O início de Antes o Tempo Não Acabava, de Sergio Andrade e Fábio Baldo, retrata de maneira bastante descritiva um ritual indígena. A câmera solta, na mão, observa os detalhes do ritual, maneia os cortes entre corpos em movimento no espaço, revelando a locação, as pinturas e vestuários tradicionais, com planos fechados mobilizados pela ação do evento. Os personagens fazem uma poção, cujo teor exato desconhecemos, sabendo apenas que é ”muito poderosa”. Ao redor de homens mais velhos regendo o ritual, jovens índios, inseridos nesse jogo do qual não têm muito domínio. Nada podem fazer, a não ser participar.

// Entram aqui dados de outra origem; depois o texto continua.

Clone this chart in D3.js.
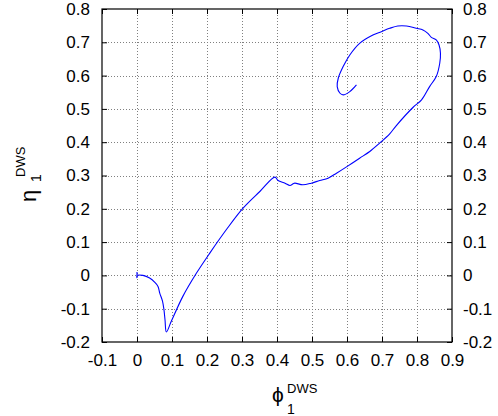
<!DOCTYPE html>
<html>
<head>
<meta charset="utf-8">
<script src="https://cdn.jsdelivr.net/npm/d3@7"></script>
<style>
  body { margin: 0; background: #fff; }
  svg text { font-family: "Liberation Sans", Arial, sans-serif; fill: #000; }
  .grid line { stroke: #808080; stroke-dasharray: 1,2; }
</style>
</head>
<body>
<svg id="chart" width="498" height="416"></svg>
<script>
// trajectory: phi_1^DWS (x) vs eta_1^DWS (y)
var phi = [0, 0, 0, 0.017, 0.036, 0.051, 0.06, 0.065, 0.073, 0.077,
  0.08, 0.084, 0.098, 0.131, 0.17, 0.208, 0.255, 0.303, 0.351, 0.394,
  0.403, 0.423, 0.437, 0.446, 0.451, 0.474, 0.498, 0.522, 0.546, 0.57,
  0.603, 0.636, 0.665, 0.693, 0.722, 0.741, 0.789, 0.813, 0.836, 0.855,
  0.865, 0.867, 0.863, 0.855, 0.841, 0.831, 0.817, 0.798, 0.77, 0.745,
  0.722, 0.698, 0.674, 0.636, 0.608, 0.589, 0.575, 0.572, 0.58, 0.589,
  0.608, 0.627];
var eta = [0.01, -0.008, 0, 0, -0.008, -0.021, -0.033, -0.053, -0.078, -0.103,
  -0.133, -0.17, -0.138, -0.063, 0.007, 0.067, 0.137, 0.202, 0.252, 0.295,
  0.285, 0.277, 0.27, 0.275, 0.277, 0.272, 0.277, 0.285, 0.292, 0.307,
  0.329, 0.352, 0.372, 0.397, 0.425, 0.45, 0.505, 0.527, 0.567, 0.597,
  0.637, 0.667, 0.692, 0.707, 0.715, 0.727, 0.737, 0.742, 0.749, 0.749,
  0.742, 0.732, 0.722, 0.697, 0.662, 0.627, 0.592, 0.567, 0.547, 0.542,
  0.552, 0.572];

var xTicks = [-0.1, 0, 0.1, 0.2, 0.3, 0.4, 0.5, 0.6, 0.7, 0.8, 0.9];
var yTicks = [-0.2, -0.1, 0, 0.1, 0.2, 0.3, 0.4, 0.5, 0.6, 0.7, 0.8];

var svg = d3.select('#chart');
// plot box (note: "top" is a reserved window global, so use other names)
var pL = 102, pR = 452, pT = 9, pB = 342;

var x = d3.scaleLinear().domain([-0.1, 0.9]).range([pL, pR]);
var y = d3.scaleLinear().domain([-0.2, 0.8]).range([pB, pT]);

var lab = function (d) { return Math.abs(d) < 1e-9 ? '0' : String(+d.toFixed(1)); };

// dotted grid
var grid = svg.append('g').attr('class', 'grid');
grid.selectAll('.gx').data(xTicks.slice(1, -1)).enter().append('line')
  .attr('x1', function (d) { return Math.round(x(d)) + 0.5; })
  .attr('x2', function (d) { return Math.round(x(d)) + 0.5; })
  .attr('y1', pT).attr('y2', pB);
grid.selectAll('.gy').data(yTicks.slice(1, -1)).enter().append('line')
  .attr('y1', function (d) { return Math.round(y(d)) + 0.5; })
  .attr('y2', function (d) { return Math.round(y(d)) + 0.5; })
  .attr('x1', pL).attr('x2', pR);

// axes with inward ticks on all four sides
function styleAxis(g) {
  g.select('.domain').remove();
  g.selectAll('.tick line').attr('stroke', '#000');
  g.selectAll('.tick text').style('font-size', '17px');
}
svg.append('g').attr('transform', 'translate(0,' + pB + ')')
  .call(d3.axisBottom(x).tickValues(xTicks).tickFormat(lab).tickSizeInner(-5).tickPadding(12))
  .call(styleAxis);
svg.append('g').attr('transform', 'translate(0,' + pT + ')')
  .call(d3.axisTop(x).tickValues(xTicks).tickFormat('').tickSizeInner(-5))
  .call(styleAxis);
svg.append('g').attr('transform', 'translate(' + pL + ',0)')
  .call(d3.axisLeft(y).tickValues(yTicks).tickFormat(lab).tickSizeInner(-5).tickPadding(12))
  .call(styleAxis);
svg.append('g').attr('transform', 'translate(' + pR + ',0)')
  .call(d3.axisRight(y).tickValues(yTicks).tickFormat(lab).tickSizeInner(-5).tickPadding(11))
  .call(styleAxis);

// frame
svg.append('rect')
  .attr('x', pL).attr('y', pT)
  .attr('width', pR - pL).attr('height', pB - pT)
  .attr('fill', 'none').attr('stroke', '#000').attr('stroke-width', 1.2);

// the trajectory
var line = d3.line()
  .x(function (d) { return x(d[0]); })
  .y(function (d) { return y(d[1]); })
  .curve(d3.curveCatmullRom.alpha(0.5));
svg.append('path')
  .datum(d3.zip(phi, eta))
  .attr('d', line)
  .attr('fill', 'none')
  .attr('stroke', '#0000ff')
  .attr('stroke-width', 1.1);

// axis labels
var xl = svg.append('text').attr('x', 272).attr('y', 402).style('font-size', '21px');
xl.append('tspan').text('\u03d5');
xl.append('tspan').attr('x', 287).attr('y', 414).style('font-size', '14px').text('1');
xl.append('tspan').attr('x', 287).attr('y', 393).style('font-size', '13px').text('DWS');

var yl = svg.append('text').attr('transform', 'translate(36,202) rotate(-90)').style('font-size', '22px');
yl.append('tspan').attr('x', 0).attr('y', 0).text('\u03b7');
yl.append('tspan').attr('x', 20).attr('y', 5).style('font-size', '14px').text('1');
yl.append('tspan').attr('x', 25).attr('y', -11).style('font-size', '13px').text('DWS');
</script>
</body>
</html>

Após os créditos iniciais, o cenário não poderia ser mais diferente: numa fábrica, um rapaz indígena anda pelos corredores, opera uma moderna máquina, participando de um ritual da produção capitalista. Filmado num ritmo de planos e temperamento de câmera contrastante com a descrição de elipses do início, num tempo mais disperso, silencioso em palavras – mesmo que barulhento – o choque entre o que se espera da personagem e o cenário é ressaltado, ao mesmo tempo que coloca o filme dali para frente em conflito com seu prólogo.

Estas duas primeiras cenas apresentam o fundamento que o título Antes o Tempo Não Acabava já expõe: um choque de tempos, como a música tribal cadenciada pelo trance dos créditos iniciais, quase incompatíveis, teimando numa mistura aparentemente impossível. É esse o conflito de Anderson (Anderson Tikuna), o rapaz da fábrica, em relação à sua tribo. Levando uma vida contemporânea em tudo diversa das expectativas locais, o rapaz quer se desvencilhar das tradições, obrigações e papéis de seu povo. Quer ser Anderson, e não um índio guerreiro.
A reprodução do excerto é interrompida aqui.